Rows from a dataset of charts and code
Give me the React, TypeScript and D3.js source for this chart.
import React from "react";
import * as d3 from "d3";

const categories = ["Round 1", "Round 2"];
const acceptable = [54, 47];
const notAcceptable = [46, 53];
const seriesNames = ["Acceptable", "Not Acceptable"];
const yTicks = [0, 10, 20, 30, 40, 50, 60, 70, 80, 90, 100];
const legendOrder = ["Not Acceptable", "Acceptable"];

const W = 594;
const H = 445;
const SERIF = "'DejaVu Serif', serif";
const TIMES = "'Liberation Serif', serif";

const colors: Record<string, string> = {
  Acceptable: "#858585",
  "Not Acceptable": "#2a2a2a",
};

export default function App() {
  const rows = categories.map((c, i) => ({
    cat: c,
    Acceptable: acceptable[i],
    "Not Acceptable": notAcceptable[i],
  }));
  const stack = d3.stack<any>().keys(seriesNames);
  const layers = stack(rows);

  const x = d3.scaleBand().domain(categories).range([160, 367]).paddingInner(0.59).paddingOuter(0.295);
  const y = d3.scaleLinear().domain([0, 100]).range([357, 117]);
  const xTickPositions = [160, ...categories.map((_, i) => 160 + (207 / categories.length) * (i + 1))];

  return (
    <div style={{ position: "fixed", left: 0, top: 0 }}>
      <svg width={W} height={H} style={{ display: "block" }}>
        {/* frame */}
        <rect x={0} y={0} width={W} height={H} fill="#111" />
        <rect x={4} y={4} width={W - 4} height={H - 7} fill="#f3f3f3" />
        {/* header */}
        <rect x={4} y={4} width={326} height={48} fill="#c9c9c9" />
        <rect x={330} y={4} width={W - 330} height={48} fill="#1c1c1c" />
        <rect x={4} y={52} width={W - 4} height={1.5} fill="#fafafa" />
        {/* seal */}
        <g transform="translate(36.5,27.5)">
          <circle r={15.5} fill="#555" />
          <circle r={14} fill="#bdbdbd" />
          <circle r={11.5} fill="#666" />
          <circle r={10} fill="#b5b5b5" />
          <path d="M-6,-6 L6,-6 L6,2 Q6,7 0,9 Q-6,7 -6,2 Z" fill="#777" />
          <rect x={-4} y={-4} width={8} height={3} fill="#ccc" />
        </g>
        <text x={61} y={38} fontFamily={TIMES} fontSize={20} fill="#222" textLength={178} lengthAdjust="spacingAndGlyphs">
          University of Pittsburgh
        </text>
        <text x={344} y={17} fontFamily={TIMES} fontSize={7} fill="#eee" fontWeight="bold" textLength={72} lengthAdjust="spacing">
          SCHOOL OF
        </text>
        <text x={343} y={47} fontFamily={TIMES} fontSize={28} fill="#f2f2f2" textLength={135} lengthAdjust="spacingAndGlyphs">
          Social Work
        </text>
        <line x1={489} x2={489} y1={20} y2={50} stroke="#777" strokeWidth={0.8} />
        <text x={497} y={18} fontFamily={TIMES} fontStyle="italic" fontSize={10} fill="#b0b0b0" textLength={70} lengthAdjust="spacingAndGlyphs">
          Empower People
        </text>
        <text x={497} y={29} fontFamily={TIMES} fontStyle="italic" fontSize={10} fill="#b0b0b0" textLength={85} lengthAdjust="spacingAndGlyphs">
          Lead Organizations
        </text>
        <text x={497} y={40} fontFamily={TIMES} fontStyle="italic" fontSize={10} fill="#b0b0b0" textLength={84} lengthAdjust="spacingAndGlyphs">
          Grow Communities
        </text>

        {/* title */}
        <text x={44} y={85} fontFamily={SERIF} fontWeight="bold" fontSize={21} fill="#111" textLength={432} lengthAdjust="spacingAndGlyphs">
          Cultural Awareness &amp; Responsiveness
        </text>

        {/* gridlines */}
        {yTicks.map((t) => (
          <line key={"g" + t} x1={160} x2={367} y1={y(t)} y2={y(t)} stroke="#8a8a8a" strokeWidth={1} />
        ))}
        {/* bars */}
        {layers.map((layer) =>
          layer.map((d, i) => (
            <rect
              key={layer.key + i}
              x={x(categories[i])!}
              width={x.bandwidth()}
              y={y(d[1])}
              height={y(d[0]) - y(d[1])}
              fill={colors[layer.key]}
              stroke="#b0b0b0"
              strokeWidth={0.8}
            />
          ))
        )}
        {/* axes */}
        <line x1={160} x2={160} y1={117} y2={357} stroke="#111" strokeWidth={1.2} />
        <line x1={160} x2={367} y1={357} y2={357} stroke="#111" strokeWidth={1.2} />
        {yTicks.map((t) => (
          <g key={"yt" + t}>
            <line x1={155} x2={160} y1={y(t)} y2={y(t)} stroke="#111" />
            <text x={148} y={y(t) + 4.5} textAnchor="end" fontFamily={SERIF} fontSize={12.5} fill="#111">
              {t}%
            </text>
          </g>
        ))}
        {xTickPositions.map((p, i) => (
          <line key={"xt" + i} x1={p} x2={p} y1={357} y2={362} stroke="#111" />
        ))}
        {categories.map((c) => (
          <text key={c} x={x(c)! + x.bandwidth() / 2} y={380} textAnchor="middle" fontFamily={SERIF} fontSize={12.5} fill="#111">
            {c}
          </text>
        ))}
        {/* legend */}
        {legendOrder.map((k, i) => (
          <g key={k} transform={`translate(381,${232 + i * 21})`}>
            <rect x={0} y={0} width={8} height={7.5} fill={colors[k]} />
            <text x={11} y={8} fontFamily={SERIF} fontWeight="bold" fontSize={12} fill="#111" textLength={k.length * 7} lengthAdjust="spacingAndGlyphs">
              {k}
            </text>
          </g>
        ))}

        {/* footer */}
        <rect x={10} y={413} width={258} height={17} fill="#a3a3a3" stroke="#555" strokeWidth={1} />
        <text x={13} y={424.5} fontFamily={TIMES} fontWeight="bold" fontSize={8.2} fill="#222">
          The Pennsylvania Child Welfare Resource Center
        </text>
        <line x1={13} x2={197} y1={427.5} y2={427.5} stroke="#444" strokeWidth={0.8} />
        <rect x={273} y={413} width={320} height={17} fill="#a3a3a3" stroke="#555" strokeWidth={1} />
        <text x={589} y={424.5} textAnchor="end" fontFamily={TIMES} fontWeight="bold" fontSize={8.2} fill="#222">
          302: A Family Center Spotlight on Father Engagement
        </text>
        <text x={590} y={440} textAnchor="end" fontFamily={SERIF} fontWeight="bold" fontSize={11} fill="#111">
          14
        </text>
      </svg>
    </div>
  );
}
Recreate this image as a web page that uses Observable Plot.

Problem description
Word for word, write out the data.

Expected answer
Give me the React, TypeScript and D3.js source for this chart.
import React from "react";
import * as d3 from "d3";

const categories = ["Round 1", "Round 2"];
const acceptable = [54, 47];
const notAcceptable = [46, 53];
const seriesNames = ["Acceptable", "Not Acceptable"];
const yTicks = [0, 10, 20, 30, 40, 50, 60, 70, 80, 90, 100];
const legendOrder = ["Not Acceptable", "Acceptable"];

const W = 594;
const H = 445;
const SERIF = "'DejaVu Serif', serif";
const TIMES = "'Liberation Serif', serif";

const colors: Record<string, string> = {
  Acceptable: "#858585",
  "Not Acceptable": "#2a2a2a",
};

export default function App() {
  const rows = categories.map((c, i) => ({
    cat: c,
    Acceptable: acceptable[i],
    "Not Acceptable": notAcceptable[i],
  }));
  const stack = d3.stack<any>().keys(seriesNames);
  const layers = stack(rows);

  const x = d3.scaleBand().domain(categories).range([160, 367]).paddingInner(0.59).paddingOuter(0.295);
  const y = d3.scaleLinear().domain([0, 100]).range([357, 117]);
  const xTickPositions = [160, ...categories.map((_, i) => 160 + (207 / categories.length) * (i + 1))];

  return (
    <div style={{ position: "fixed", left: 0, top: 0 }}>
      <svg width={W} height={H} style={{ display: "block" }}>
        {/* frame */}
        <rect x={0} y={0} width={W} height={H} fill="#111" />
        <rect x={4} y={4} width={W - 4} height={H - 7} fill="#f3f3f3" />
        {/* header */}
        <rect x={4} y={4} width={326} height={48} fill="#c9c9c9" />
        <rect x={330} y={4} width={W - 330} height={48} fill="#1c1c1c" />
        <rect x={4} y={52} width={W - 4} height={1.5} fill="#fafafa" />
        {/* seal */}
        <g transform="translate(36.5,27.5)">
          <circle r={15.5} fill="#555" />
          <circle r={14} fill="#bdbdbd" />
          <circle r={11.5} fill="#666" />
          <circle r={10} fill="#b5b5b5" />
          <path d="M-6,-6 L6,-6 L6,2 Q6,7 0,9 Q-6,7 -6,2 Z" fill="#777" />
          <rect x={-4} y={-4} width={8} height={3} fill="#ccc" />
        </g>
        <text x={61} y={38} fontFamily={TIMES} fontSize={20} fill="#222" textLength={178} lengthAdjust="spacingAndGlyphs">
          University of Pittsburgh
        </text>
        <text x={344} y={17} fontFamily={TIMES} fontSize={7} fill="#eee" fontWeight="bold" textLength={72} lengthAdjust="spacing">
          SCHOOL OF
        </text>
        <text x={343} y={47} fontFamily={TIMES} fontSize={28} fill="#f2f2f2" textLength={135} lengthAdjust="spacingAndGlyphs">
          Social Work
        </text>
        <line x1={489} x2={489} y1={20} y2={50} stroke="#777" strokeWidth={0.8} />
        <text x={497} y={18} fontFamily={TIMES} fontStyle="italic" fontSize={10} fill="#b0b0b0" textLength={70} lengthAdjust="spacingAndGlyphs">
          Empower People
        </text>
        <text x={497} y={29} fontFamily={TIMES} fontStyle="italic" fontSize={10} fill="#b0b0b0" textLength={85} lengthAdjust="spacingAndGlyphs">
          Lead Organizations
        </text>
        <text x={497} y={40} fontFamily={TIMES} fontStyle="italic" fontSize={10} fill="#b0b0b0" textLength={84} lengthAdjust="spacingAndGlyphs">
          Grow Communities
        </text>

        {/* title */}
        <text x={44} y={85} fontFamily={SERIF} fontWeight="bold" fontSize={21} fill="#111" textLength={432} lengthAdjust="spacingAndGlyphs">
          Cultural Awareness &amp; Responsiveness
        </text>

        {/* gridlines */}
        {yTicks.map((t) => (
          <line key={"g" + t} x1={160} x2={367} y1={y(t)} y2={y(t)} stroke="#8a8a8a" strokeWidth={1} />
        ))}
        {/* bars */}
        {layers.map((layer) =>
          layer.map((d, i) => (
            <rect
              key={layer.key + i}
              x={x(categories[i])!}
              width={x.bandwidth()}
              y={y(d[1])}
              height={y(d[0]) - y(d[1])}
              fill={colors[layer.key]}
              stroke="#b0b0b0"
              strokeWidth={0.8}
            />
          ))
        )}
        {/* axes */}
        <line x1={160} x2={160} y1={117} y2={357} stroke="#111" strokeWidth={1.2} />
        <line x1={160} x2={367} y1={357} y2={357} stroke="#111" strokeWidth={1.2} />
        {yTicks.map((t) => (
          <g key={"yt" + t}>
            <line x1={155} x2={160} y1={y(t)} y2={y(t)} stroke="#111" />
            <text x={148} y={y(t) + 4.5} textAnchor="end" fontFamily={SERIF} fontSize={12.5} fill="#111">
              {t}%
            </text>
          </g>
        ))}
        {xTickPositions.map((p, i) => (
          <line key={"xt" + i} x1={p} x2={p} y1={357} y2={362} stroke="#111" />
        ))}
        {categories.map((c) => (
          <text key={c} x={x(c)! + x.bandwidth() / 2} y={380} textAnchor="middle" fontFamily={SERIF} fontSize={12.5} fill="#111">
            {c}
          </text>
        ))}
        {/* legend */}
        {legendOrder.map((k, i) => (
          <g key={k} transform={`translate(381,${232 + i * 21})`}>
            <rect x={0} y={0} width={8} height={7.5} fill={colors[k]} />
            <text x={11} y={8} fontFamily={SERIF} fontWeight="bold" fontSize={12} fill="#111" textLength={k.length * 7} lengthAdjust="spacingAndGlyphs">
              {k}
            </text>
          </g>
        ))}

        {/* footer */}
        <rect x={10} y={413} width={258} height={17} fill="#a3a3a3" stroke="#555" strokeWidth={1} />
        <text x={13} y={424.5} fontFamily={TIMES} fontWeight="bold" fontSize={8.2} fill="#222">
          The Pennsylvania Child Welfare Resource Center
        </text>
        <line x1={13} x2={197} y1={427.5} y2={427.5} stroke="#444" strokeWidth={0.8} />
        <rect x={273} y={413} width={320} height={17} fill="#a3a3a3" stroke="#555" strokeWidth={1} />
        <text x={589} y={424.5} textAnchor="end" fontFamily={TIMES} fontWeight="bold" fontSize={8.2} fill="#222">
          302: A Family Center Spotlight on Father Engagement
        </text>
        <text x={590} y={440} textAnchor="end" fontFamily={SERIF} fontWeight="bold" fontSize={11} fill="#111">
          14
        </text>
      </svg>
    </div>
  );
}
Recreate this image as a web page that uses Observable Plot.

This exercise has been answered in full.